В статье я выделяю у молодежи Улан-Удэ городскую и сельскую субкультуры и характеризую отношения между ними как борьбу за социальное пространство города, за утверждение в нем определенной нормы в качестве господствующей. Причем борьба рассматривается как символическая — даже если она принимает формы

физического насилия. В этом смысле большое влияние на меня оказали работы французского социолога Пьера Бурдьё, который специально отмечал, что «символическая борьба по поводу восприятия социального мира может принимать разные формы. С объективной стороны она может проявляться через действия и представления, индивидуальные и коллективные, направленные на то, чтобы заставить увидеть и заставить оценить определенные реалии. С субъективной стороны, можно действовать, пытаясь изменить категории восприятия и оценивания социального мира, когнитивные и оценочные структуры: категории перцепции, системы классификации, т. е. в главном, — слова, названия, которые конструируют социальную реальность в той же степени, в какой они ее выражают»6.

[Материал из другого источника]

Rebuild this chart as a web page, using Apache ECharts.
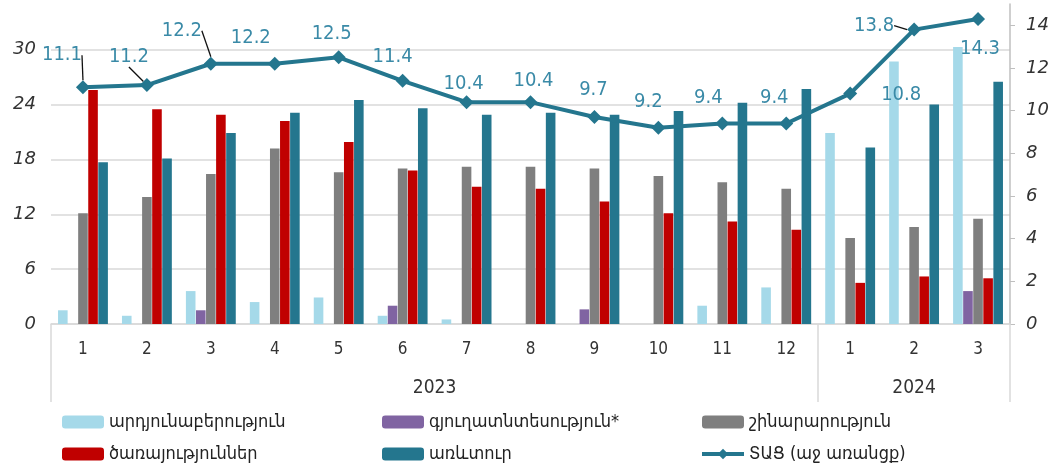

Социальное пространство в статье также трактуется по П. Бурдьё: «Прежде всего, социология представляет собой социальную топологию. Так можно изобразить социальный мир в форме многомерного пространства, построенного по принципам дифференциации и распределения, сформированным совокупностью действующих свойств в рассматриваемом социальном универсуме, т. е. свойств, способных придавать его владельцу силу и власть в этом универсуме. Агенты и группы агентов определяются, таким образом, по их относительным позициям в пространстве»7.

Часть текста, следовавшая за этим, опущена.